The Spanish Governor's Palace
by Celia Hayes
The single-story adobe ramble on the corner of Military Plaza (or that which is left, with Town Hall plunked down in the middle of it) is the oldest existing domestic structure in San Antonio, It dates from the 1700s; that period when Texas was a far-flung outpost of Spain, and the entire town was a huddle of similar houses around the margins of Military and Main Plazas. So – the Spanish part of the description is justified. It definitely wasn't a palace by any stretch of the imagination. But it was a vast improvement, living-situation-wise over a windowless, dirt-floored jacale-hut made by planting upright timbers in a trench and plastering them inside and out with mud, so on that basis it certainly looked enough like a palace to warrant a touch of exaggeration.
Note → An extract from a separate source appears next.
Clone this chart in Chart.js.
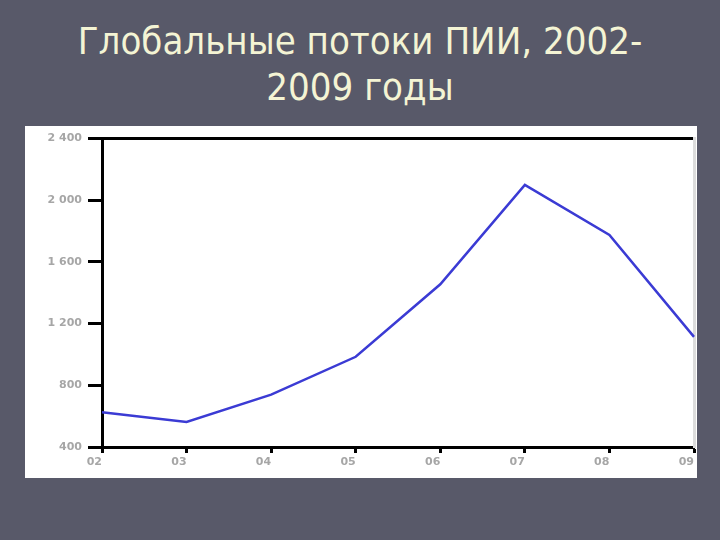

Finally, it was a governor's residence only by extending the term to gossamer-thinness; it was originally built as the residence and place of business for whomever was captain of the local garrison.
That captain of the garrison was the highest authority-figure around, year in and year out ... and long after Mexico won independence from Spain, and Texas won independence from Mexico, the sturdy adobe building survived, as the home of the family of the last garrison captain. When it was no longer a residence – as the area around became a lively commercial district – the rooms housed various enterprises; a pawn shop, a grocery store, a couple of saloons and a haberdashers. Little by little, similar colonial-era structures crumbled, or were demolished and replaced by newer and bigger shops and houses. The nearby Veramendi mansion on Soledad, from the same era and general plan, but built of stone, also followed the same arc. Once the home of the aristocratic family whose daughter married James Bowie, it descending from a grand residence to a variety of shabby businesses before being demolished in the first decade of the 20th century in order to facilitate the widening of Soledad Street.
The Governor's Palace was luckier – in that it didn't stand in the way of any plans to widen streets, and that the conservation bug had settled in, well and truly. The city bought the place entire, and commissioned architect Harvey Partridge Smith to restore it to what it would have been like in its glory days. Smith used his knowledge of other similar buildings across the length and breadth of the Hispanic settlements in the Southwest, and so arrived at a romantic approximation rather than a strict interpretation. But it is a charming building even so, with thick walls and tall ceilings (as a sort of heat sink), long narrow windows opening into a Spanish-style courtyard and garden. In the old days, the garden and outbuildings would have reached to San Pedro Creek. The floors are of tile, which would have been cool to walk on, and there are numerous niches cut into the walls and set with shelves for various ornamental items. Before the invention of air conditioning, this kind of building would have been about as comfortable as you could get, in the heat of a Texas summer. The Spanish Governor's Palace is open to the public various hours on every day but Monday, and is well worth a visit to gain an idea of how the upper elite would have lived in early San Antonio.